Regexes, parsing, tokenising etc

A.k.a. Un-natural language processing.


(Image used under CC licence from Martin Haverbeke’s Eloquent Javascript.)

A.k.a. regexes. A.k.a. “regular expressions”, from a principled origin they presumably had in the theory of syntax. However, regexes as commonly encountered encode a particular way of specifying a language, rather than some arbitrary class of regular languages.

The default flavour of string matching, available in a variety of flavours, all equally boring.

Catastrophic regex.

Because these are so ubiquitous, and useful, and boring, there are a million bikeshedded tools for interactive regex design.

  • ihateregex visualises regex and designs them interactively.
  • regexper visualizes regexes beautifully.
  • extendaclass tests and visualises regexes in PHP, python and javascript flavours.
  • Rubular is a Ruby-based regular expression editor.
  • regex101 is similar
  • regexr same

Comby is parsing/search replace thing designed for code.

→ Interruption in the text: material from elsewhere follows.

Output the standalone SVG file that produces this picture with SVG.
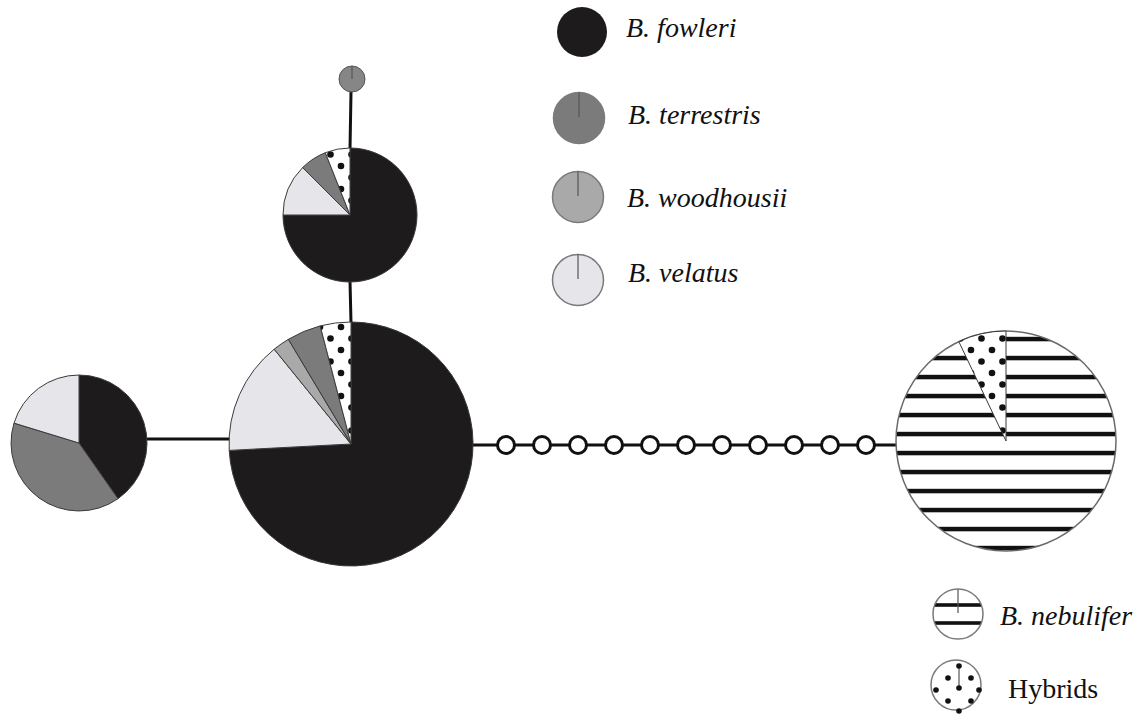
<svg xmlns="http://www.w3.org/2000/svg" width="1138" height="717" viewBox="0 0 1138 717">
<defs>
<style>
.fow{fill:#1e1b1c;stroke:#3a3a3a;stroke-width:1}
.ter{fill:#7b7b7b;stroke:#3a3a3a;stroke-width:1}
.woo{fill:#a9a9a9;stroke:#3a3a3a;stroke-width:1}
.vel{fill:#e6e6ea;stroke:#3a3a3a;stroke-width:1}
.hyb{fill:url(#dots);stroke:#3a3a3a;stroke-width:1}
.neb{fill:url(#stripes);stroke:#6a6a6a;stroke-width:1.5}
.conn{stroke:#111;stroke-width:3;fill:none}
.bead{fill:#fff;stroke:#111;stroke-width:3}
.lg{stroke:#7a7a7a;stroke-width:1.5}
.tick{stroke:#555;stroke-width:1.2}
.lab{font-family:"Liberation Serif","Times New Roman",serif;font-size:28px;font-style:italic;fill:#111}
.labn{font-family:"Liberation Serif","Times New Roman",serif;font-size:28px;fill:#111}
</style>
<pattern id="dots" patternUnits="userSpaceOnUse" width="21" height="23">
<rect width="21" height="23" fill="#fff"/>
<circle cx="5" cy="5" r="3.3" fill="#111"/>
<circle cx="15.5" cy="16.5" r="3.3" fill="#111"/>
</pattern>
<pattern id="stripes" patternUnits="userSpaceOnUse" width="40" height="19">
<rect width="40" height="19" fill="#fff"/>
<rect y="13.8" width="40" height="4.5" fill="#111"/>
</pattern>
<clipPath id="nebclip"><circle cx="958" cy="614" r="25"/></clipPath>
</defs>

<g id="connectors">
<line class="conn" x1="351" y1="92" x2="350" y2="149"/>
<line class="conn" x1="350" y1="281" x2="351" y2="323"/>
<line class="conn" x1="146" y1="439" x2="231" y2="439"/>
<line class="conn" x1="472" y1="445" x2="897" y2="445"/>
<g id="beads">
<circle class="bead" cx="506" cy="445" r="8.5"/>
<circle class="bead" cx="542" cy="445" r="8.5"/>
<circle class="bead" cx="578" cy="445" r="8.5"/>
<circle class="bead" cx="614" cy="445" r="8.5"/>
<circle class="bead" cx="650" cy="445" r="8.5"/>
<circle class="bead" cx="686" cy="445" r="8.5"/>
<circle class="bead" cx="722" cy="445" r="8.5"/>
<circle class="bead" cx="758" cy="445" r="8.5"/>
<circle class="bead" cx="794" cy="445" r="8.5"/>
<circle class="bead" cx="830" cy="445" r="8.5"/>
<circle class="bead" cx="866" cy="445" r="8.5"/>
</g>
</g>

<g id="node-small-top">
<circle cx="352" cy="79" r="13" fill="#868686" stroke="#555" stroke-width="1"/>
<line class="tick" x1="352" y1="66" x2="352" y2="79"/>
</g>

<g id="node-top-pie">
<path class="fow" d="M350,215 L350,148 A67,67 0 1 1 283,215 Z"/>
<path class="vel" d="M350,215 L283,215 A67,67 0 0 1 302.6,167.6 Z"/>
<path class="ter" d="M350,215 L302.6,167.6 A67,67 0 0 1 325.3,152.7 Z"/>
<path class="hyb" d="M350,215 L325.3,152.7 A67,67 0 0 1 350,148 Z"/>
</g>

<g id="node-big-pie">
<path class="fow" d="M351,444 L351,322 A122,122 0 1 1 229.2,450.4 Z"/>
<path class="vel" d="M351,444 L229.2,450.4 A122,122 0 0 1 274.2,349.2 Z"/>
<path class="woo" d="M351,444 L274.2,349.2 A122,122 0 0 1 288.4,339.3 Z"/>
<path class="ter" d="M351,444 L288.4,339.3 A122,122 0 0 1 320.2,325.9 Z"/>
<path class="hyb" d="M351,444 L320.2,325.9 A122,122 0 0 1 351,322 Z"/>
</g>

<g id="node-left-pie">
<path class="fow" d="M79,443 L79,375 A68,68 0 0 1 118,498.7 Z"/>
<path class="ter" d="M79,443 L118,498.7 A68,68 0 0 1 14,423.1 Z"/>
<path class="vel" d="M79,443 L14,423.1 A68,68 0 0 1 79,375 Z"/>
</g>

<g id="node-right-pie">
<circle class="neb" cx="1006" cy="441" r="110"/>
<path class="hyb" d="M1006,441 L958.8,341.6 A110,110 0 0 1 1006,331 Z"/>
</g>

<g id="legend-fowleri">
<circle cx="582" cy="32" r="25" fill="#1e1b1c"/>
<text class="lab" x="626" y="37">B. fowleri</text>
</g>
<g id="legend-terrestris">
<circle class="lg" cx="579" cy="118" r="25.5" fill="#7b7b7b"/>
<line class="tick" x1="579" y1="92.5" x2="579" y2="117"/>
<text class="lab" x="628" y="124">B. terrestris</text>
</g>
<g id="legend-woodhousii">
<circle class="lg" cx="578" cy="197" r="25.5" fill="#a9a9a9"/>
<line class="tick" x1="578" y1="171.5" x2="578" y2="196"/>
<text class="lab" x="627" y="207">B. woodhousii</text>
</g>
<g id="legend-velatus">
<circle class="lg" cx="578" cy="280" r="25.5" fill="#e6e6ea"/>
<line class="tick" x1="578" y1="254.5" x2="578" y2="279"/>
<text class="lab" x="628" y="282">B. velatus</text>
</g>
<g id="legend-nebulifer">
<circle cx="958" cy="614" r="25" fill="#fff"/>
<g clip-path="url(#nebclip)">
<rect x="930" y="603.2" width="60" height="3.6" fill="#111"/>
<rect x="930" y="621.2" width="60" height="3.6" fill="#111"/>
</g>
<line class="tick" x1="958" y1="589" x2="958" y2="613"/>
<circle cx="958" cy="614" r="25" fill="none" stroke="#7a7a7a" stroke-width="1.5"/>
<text class="lab" x="1000" y="625">B. nebulifer</text>
</g>
<g id="legend-hybrids">
<circle class="lg" cx="956" cy="685" r="25" fill="#fff"/>
<line class="tick" x1="959" y1="667" x2="959" y2="687"/>
<g fill="#111">
<circle cx="959" cy="666" r="2.8"/>
<circle cx="948" cy="678" r="2.8"/>
<circle cx="971" cy="678" r="2.8"/>
<circle cx="959" cy="688" r="2.8"/>
<circle cx="936" cy="690" r="2.8"/>
<circle cx="979" cy="690" r="2.8"/>
<circle cx="948" cy="701" r="2.8"/>
<circle cx="971" cy="701" r="2.8"/>
<circle cx="959" cy="711" r="2.8"/>
</g>
<text class="labn" x="1008" y="698">Hybrids</text>
</g>
</svg>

The ad hoc world of regexes not cutting it? Why not generate a parser? Since every computer language out there does this, there are a lot of options. Since regexes can already parse regular languages you are probably looking for deterministic context free language parsres. I do not have much to say here, except maybe check the wikipedia list?. Why not use David Beazley’s SLY? that looks like a nice parser.